## Provided data
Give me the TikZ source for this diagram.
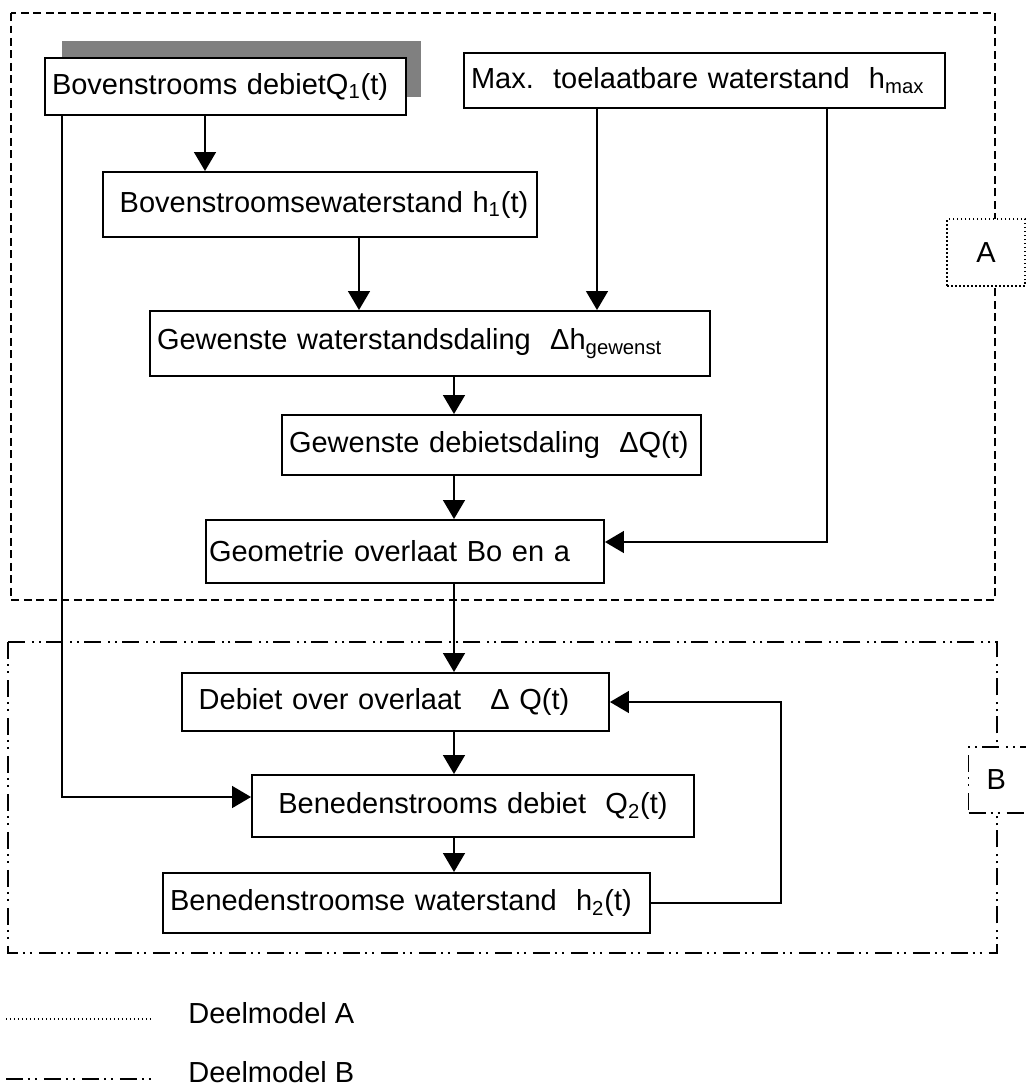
\documentclass[tikz,border=0pt]{standalone}
\usepackage{fontspec}
\setmainfont{Liberation Sans}
\usetikzlibrary{arrows.meta}

\begin{document}
\begin{tikzpicture}[x=0.02cm, y=-0.02cm,
    blok/.style={draw, line width=1.15pt, fill=white, inner xsep=0.14cm, align=left,
        font=\fontsize{16.5}{20}\selectfont},
    pijl/.style={line width=0.9pt, -{Triangle[length=0.38cm, width=0.44cm]}},
    lijn/.style={line width=0.9pt},
    deelA/.style={line width=0.6pt, dash pattern=on 0.16cm off 0.09cm},
    deelB/.style={line width=0.6pt, dash pattern=on 0.34cm off 0.1cm on 0.04cm off 0.1cm on 0.04cm off 0.14cm},
    stippel/.style={line width=0.6pt, dash pattern=on 0.03cm off 0.05cm}]

    % Fix the size of the picture
    \useasboundingbox (0,0) rectangle (1026,1089);

    % Columns of the connectors
    \coordinate (links) at (62,0);
    \coordinate (pijl1) at (205,0);
    \coordinate (pijl2) at (359,0);
    \coordinate (midden) at (454,0);
    \coordinate (maxpijl) at (597,0);
    \coordinate (rechts) at (827,0);
    \coordinate (terug) at (781,0);

    % Deelmodel A and B frames
    \draw[deelA] (11,13) rectangle (995,600);
    \draw[deelB] (8,642) rectangle (997,953);

    % Shadow behind the first block
    \fill[black!50] (62,41) rectangle (421,97);

    % Blocks of deelmodel A
    \node[blok, text width=6.94cm, minimum height=1.14cm] (debiet1) at (225.5,86.5)
        {Bovenstrooms debietQ\textsubscript{1}(t)};
    \node[blok, text width=9.34cm, minimum height=1.10cm] (hmax) at (704.5,80.5)
        {Max.\ \ toelaatbare waterstand\ \ h\textsubscript{max}};
    \node[blok, text width=8.40cm, minimum height=1.30cm] (h1) at (320,204.5)
        {\ Bovenstroomsewaterstand h\textsubscript{1}(t)};
    \node[blok, text width=10.92cm, minimum height=1.30cm] (dhgew) at (430,343.5)
        {Gewenste waterstandsdaling\ \ Δh\textsubscript{gewenst}};
    \node[blok, text width=8.10cm, minimum height=1.20cm] (dqgew) at (491.5,445)
        {Gewenste debietsdaling\ \ ΔQ(t)};
    \node[blok, text width=7.84cm, minimum height=1.26cm, inner xsep=0.06cm] (geom) at (405,551.5)
        {Geometrie overlaat Bo en a};

    % Blocks of deelmodel B
    \node[blok, text width=8.26cm, minimum height=1.16cm] (dqover) at (395.5,702)
        {\ Debiet over overlaat\ \ \ Δ Q(t)};
    \node[blok, text width=8.56cm, minimum height=1.24cm] (q2) at (473,806)
        {\ \ Benedenstrooms debiet\ \ Q\textsubscript{2}(t)};
    \node[blok, text width=9.46cm, minimum height=1.20cm] (h2) at (406.5,903)
        {Benedenstroomse waterstand\ \ h\textsubscript{2}(t)};

    % Labels A and B on the frames
    \node[stippel, draw, fill=white, minimum width=1.56cm, minimum height=1.34cm,
        font=\fontsize{16.5}{20}\selectfont] (labelA) at (986,252.5) {A};
    \node[deelB, draw, fill=white, anchor=west, inner xsep=0.36cm, text width=1.2cm, align=left,
        minimum height=1.32cm, font=\fontsize{16.5}{20}\selectfont] (labelB) at (968,780) {B};

    % Connectors in deelmodel A
    \draw[pijl] (debiet1.south -| pijl1) -- (h1.north -| pijl1);
    \draw[pijl] (h1.south -| pijl2) -- (dhgew.north -| pijl2);
    \draw[pijl] (hmax.south -| maxpijl) -- (dhgew.north -| maxpijl);
    \draw[pijl] (dhgew.south -| midden) -- (dqgew.north -| midden);
    \draw[pijl] (dqgew.south -| midden) -- (geom.north -| midden);
    \draw[pijl] (hmax.south -| rechts) |- ([yshift=0.19cm]geom.east);

    % Connectors in deelmodel B
    \draw[pijl] (geom.south -| midden) -- (dqover.north -| midden);
    \draw[pijl] (dqover.south -| midden) -- (q2.north -| midden);
    \draw[pijl] (q2.south -| midden) -- (h2.north -| midden);
    \draw[pijl] (debiet1.south -| links) |- ([yshift=0.18cm]q2.west);
    \draw[pijl] (h2.east) -- (h2.east -| terug) -- (dqover.east -| terug) -- (dqover.east);

    % Legend
    \coordinate (legA) at (6,1019);
    \coordinate (legB) at (6,1079);
    \draw[stippel] (legA) -- ++(146,0);
    \draw[deelB] (legB) -- ++(146,0);
    \node[anchor=west, inner sep=0pt, font=\fontsize{16.5}{20}\selectfont] (tekstA) at (188,1013) {Deelmodel A};
    \node[anchor=west, inner sep=0pt, font=\fontsize{16.5}{20}\selectfont] (tekstB) at (188,1072) {Deelmodel B};

\end{tikzpicture}
\end{document}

## Written request
Reproduce the material above verbatim; omit every picture.

## Response
Give me the TikZ source for this diagram.
\documentclass[tikz,border=0pt]{standalone}
\usepackage{fontspec}
\setmainfont{Liberation Sans}
\usetikzlibrary{arrows.meta}

\begin{document}
\begin{tikzpicture}[x=0.02cm, y=-0.02cm,
    blok/.style={draw, line width=1.15pt, fill=white, inner xsep=0.14cm, align=left,
        font=\fontsize{16.5}{20}\selectfont},
    pijl/.style={line width=0.9pt, -{Triangle[length=0.38cm, width=0.44cm]}},
    lijn/.style={line width=0.9pt},
    deelA/.style={line width=0.6pt, dash pattern=on 0.16cm off 0.09cm},
    deelB/.style={line width=0.6pt, dash pattern=on 0.34cm off 0.1cm on 0.04cm off 0.1cm on 0.04cm off 0.14cm},
    stippel/.style={line width=0.6pt, dash pattern=on 0.03cm off 0.05cm}]

    % Fix the size of the picture
    \useasboundingbox (0,0) rectangle (1026,1089);

    % Columns of the connectors
    \coordinate (links) at (62,0);
    \coordinate (pijl1) at (205,0);
    \coordinate (pijl2) at (359,0);
    \coordinate (midden) at (454,0);
    \coordinate (maxpijl) at (597,0);
    \coordinate (rechts) at (827,0);
    \coordinate (terug) at (781,0);

    % Deelmodel A and B frames
    \draw[deelA] (11,13) rectangle (995,600);
    \draw[deelB] (8,642) rectangle (997,953);

    % Shadow behind the first block
    \fill[black!50] (62,41) rectangle (421,97);

    % Blocks of deelmodel A
    \node[blok, text width=6.94cm, minimum height=1.14cm] (debiet1) at (225.5,86.5)
        {Bovenstrooms debietQ\textsubscript{1}(t)};
    \node[blok, text width=9.34cm, minimum height=1.10cm] (hmax) at (704.5,80.5)
        {Max.\ \ toelaatbare waterstand\ \ h\textsubscript{max}};
    \node[blok, text width=8.40cm, minimum height=1.30cm] (h1) at (320,204.5)
        {\ Bovenstroomsewaterstand h\textsubscript{1}(t)};
    \node[blok, text width=10.92cm, minimum height=1.30cm] (dhgew) at (430,343.5)
        {Gewenste waterstandsdaling\ \ Δh\textsubscript{gewenst}};
    \node[blok, text width=8.10cm, minimum height=1.20cm] (dqgew) at (491.5,445)
        {Gewenste debietsdaling\ \ ΔQ(t)};
    \node[blok, text width=7.84cm, minimum height=1.26cm, inner xsep=0.06cm] (geom) at (405,551.5)
        {Geometrie overlaat Bo en a};

    % Blocks of deelmodel B
    \node[blok, text width=8.26cm, minimum height=1.16cm] (dqover) at (395.5,702)
        {\ Debiet over overlaat\ \ \ Δ Q(t)};
    \node[blok, text width=8.56cm, minimum height=1.24cm] (q2) at (473,806)
        {\ \ Benedenstrooms debiet\ \ Q\textsubscript{2}(t)};
    \node[blok, text width=9.46cm, minimum height=1.20cm] (h2) at (406.5,903)
        {Benedenstroomse waterstand\ \ h\textsubscript{2}(t)};

    % Labels A and B on the frames
    \node[stippel, draw, fill=white, minimum width=1.56cm, minimum height=1.34cm,
        font=\fontsize{16.5}{20}\selectfont] (labelA) at (986,252.5) {A};
    \node[deelB, draw, fill=white, anchor=west, inner xsep=0.36cm, text width=1.2cm, align=left,
        minimum height=1.32cm, font=\fontsize{16.5}{20}\selectfont] (labelB) at (968,780) {B};

    % Connectors in deelmodel A
    \draw[pijl] (debiet1.south -| pijl1) -- (h1.north -| pijl1);
    \draw[pijl] (h1.south -| pijl2) -- (dhgew.north -| pijl2);
    \draw[pijl] (hmax.south -| maxpijl) -- (dhgew.north -| maxpijl);
    \draw[pijl] (dhgew.south -| midden) -- (dqgew.north -| midden);
    \draw[pijl] (dqgew.south -| midden) -- (geom.north -| midden);
    \draw[pijl] (hmax.south -| rechts) |- ([yshift=0.19cm]geom.east);

    % Connectors in deelmodel B
    \draw[pijl] (geom.south -| midden) -- (dqover.north -| midden);
    \draw[pijl] (dqover.south -| midden) -- (q2.north -| midden);
    \draw[pijl] (q2.south -| midden) -- (h2.north -| midden);
    \draw[pijl] (debiet1.south -| links) |- ([yshift=0.18cm]q2.west);
    \draw[pijl] (h2.east) -- (h2.east -| terug) -- (dqover.east -| terug) -- (dqover.east);

    % Legend
    \coordinate (legA) at (6,1019);
    \coordinate (legB) at (6,1079);
    \draw[stippel] (legA) -- ++(146,0);
    \draw[deelB] (legB) -- ++(146,0);
    \node[anchor=west, inner sep=0pt, font=\fontsize{16.5}{20}\selectfont] (tekstA) at (188,1013) {Deelmodel A};
    \node[anchor=west, inner sep=0pt, font=\fontsize{16.5}{20}\selectfont] (tekstB) at (188,1072) {Deelmodel B};

\end{tikzpicture}
\end{document}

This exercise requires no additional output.